Mainline Protestants have also discovered that they have a spirituality even though they have not recognized it as such. Traditionally, Protestant spirituality has focused on the social needs of the society, deliberately separating prayer from social action. Prayer is often described as a pious, self-absorbing activity and is contrasted with the outward ministry of social action. However, in many Roman Catholic retreat houses Protestants have encountered religious leaders who are committed to both prayer and justice. This stance has provided an infusion of spiritual growth and development that many mainline Protestant leaders have taken back to their congregations.

As these leaders have brought their renewed sense of God's presence to the experience of worship, wonderful things have begun to happen. Today, in a significant number of mainline churches a sense of God's presence in worship has been rediscovered. These churches are growing. According to Hadaway and Roozen in Rerouting the Protestant Mainstream,3 this growth is not dependent on congregational size, denominational heritage, or liturgical style. It is happening in large and small congregations, in services with formal liturgies and those with freer forms of worship, and in a variety of mainline denominations. Growth seems to depend on having leaders and worshipers who are persons of faith who believe that God is present when the community gathers to offer worship and praise. When leaders and worshipers believe that God's presence surrounds and infuses them, there is a compelling sense of the holy that touches the depths of their spiritual yearning. For those who have discovered that God is present in the midst of life, the search for a more meaningful and authentic spirituality has not been in vain.

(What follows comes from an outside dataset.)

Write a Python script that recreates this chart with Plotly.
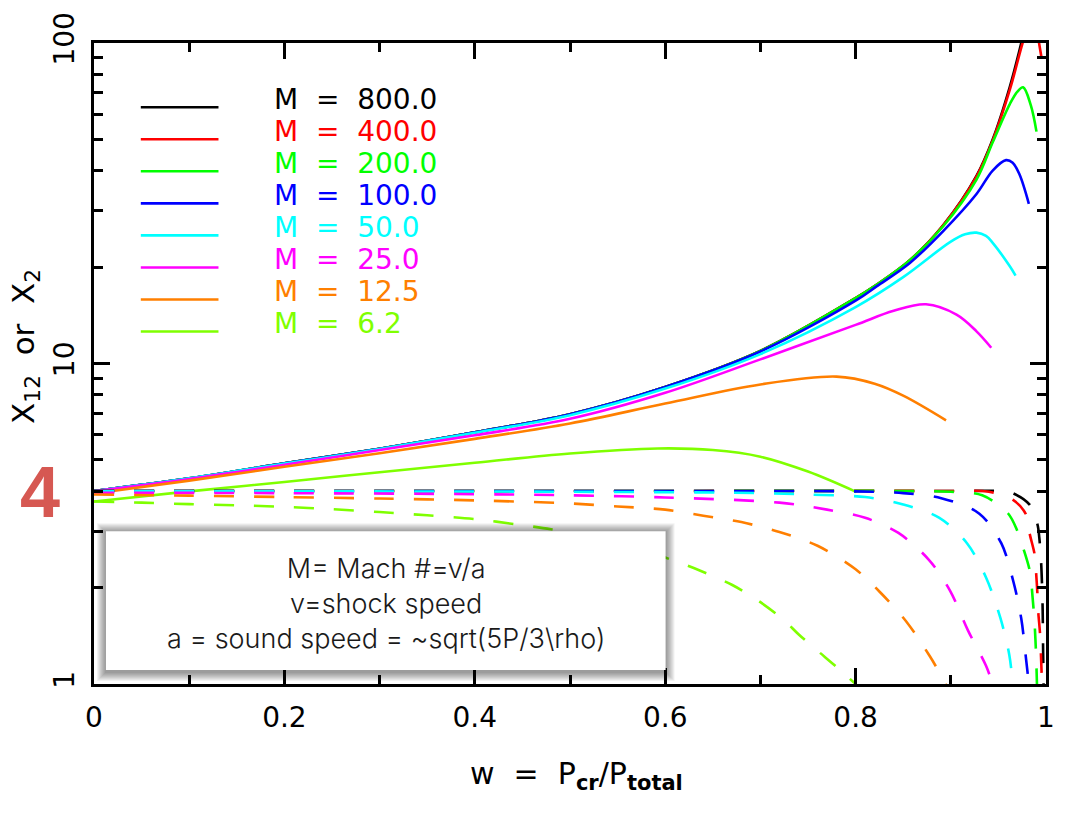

Mainline Protestants are poised to make a contribution to the spiritual lives of individuals and communities of faith who take seriously the pluralistic context of the late twentieth century. Mainline Protestants may not know precisely where they are going, but their contribution comes in part from their knowledge of where they have been. Commitments to critical reflection, to hearing the voices of the dispossessed, to inclusiveness, and to racial equality position them well for evaluating the marketplace of contemporary expressions of faith. Mainline Protestants also tend to recognize the limitations of their knowledge. There is both a critical astuteness and a sense of humility that allows them to honor the spiritualities of others while at the same time recognizing that spiritualities must be subject to critical evaluation.

Yet with all that mainline Protestants can offer, they continue in significant numbers to lack an appreciation for the importance of spiritual nurture per se. If this lack is not addressed, the contribution of these Christians to debates in the public square will be irrelevant. If mainline Protestants do not acknowledge their past blindness in this area and work to understand more fully humankind's spiritual needs, their other contributions to the wider religious context may well be overlooked.

An examination of the Protestant heritage reveals that many of the spiritual practices that leaders and members felt they had to seek from outside sources were already present within Protestantism. Those who are the inheritors of the Reformation have within their own tradition spiritual practices that are life giving. These spiritual practices provide a number of alternatives for spiritual growth. They honor such Protestant principles as freedom of religious practice, the right to question authority, and the need to balance personal devotion with concern for God's world.

By turning to the Protestant heritage, especially the spiritual life of the early movements and leaders, we discover a spiritual legacy that affirms the Protestant tradition and provides spiritual practices that deepen our faith and our commitments to love and justice. The spiritual practices and disciplines used by the thinkers and doers of the various Protestant traditions fostered an experiential relationship with God (the holy). In many cases, the spiritual practices of Protestants owe much to Roman Catholic prayer practices. Before Martin Luther was a reformer, he was an Augustinian monk who knew intimately the prayer life of that religious community; John Wesley was an avid reader who studied the lives of the early church leaders. Protestants who fail to claim the pre-Reformation church as a significant part of their heritage lose much that is spiritually meaningful.

Developing and nurturing a relationship with God both personally and within a community of faith are essential aspects of being human. Human beings have spiritual needs that transcend the limitations of analysis and reason. Mainline Protestant churches are well positioned to advocate the importance of integrating reason and faith, head and heart, prayer and social action. As we move into the twenty-first century, we are again in a period of cultural and religious diversity, a time during which there is much religious experimentation. The Protestant heritage offers tools that will serve the mainline denominations well as they separate bogus from authentic spiritual practices.

Insofar as an explicit focus on spirituality is a relatively new development in the life of mainline Protestants, it is hoped that this book will provide both congregations and individuals with resources for the journey. The often-unrecognized spiritual gifts of the past are as rich in their contribution to us as the hopes and dreams they engender. Using the lens of spirituality, Chapter 1 takes a fresh look at five theological affirmations that have contributed to Protestants’ self-understanding. These life-giving affirmations give an exciting new depth to our Protestant heritage and contradict those who claim “Protestant spirituality” is an oxymoron! In addition, they undergird the spiritual practices contained in this book and provide the theological context for participating in them. Chapter 2 is intended to help persons who want to incorporate spiritual practices into their daily lives. The focus is on the relationship between spiritual development and personal growth. Chapter 3 describes guidelines for teaching and leading the spiritual practices contained in Chapter 4. These suggestions will aid those providing spiritual leadership by raising issues that should be considered before attempting to lead others. For those with limited experience in teaching spiritual practices, cautions are included.

Chapter 4 of this book is composed of eight spiritual exercises that either emerge from the Protestant tradition or are in harmony with its theological stance. These practices are not attempts to impose outdated and outmoded forms of spiritual development on others in the interest of nostalgia or in the hope of restoring the ancient order. Rather, by reclaiming these practices we can renew an experiential relationship with the divine that offers meaning and hope for contemporary life.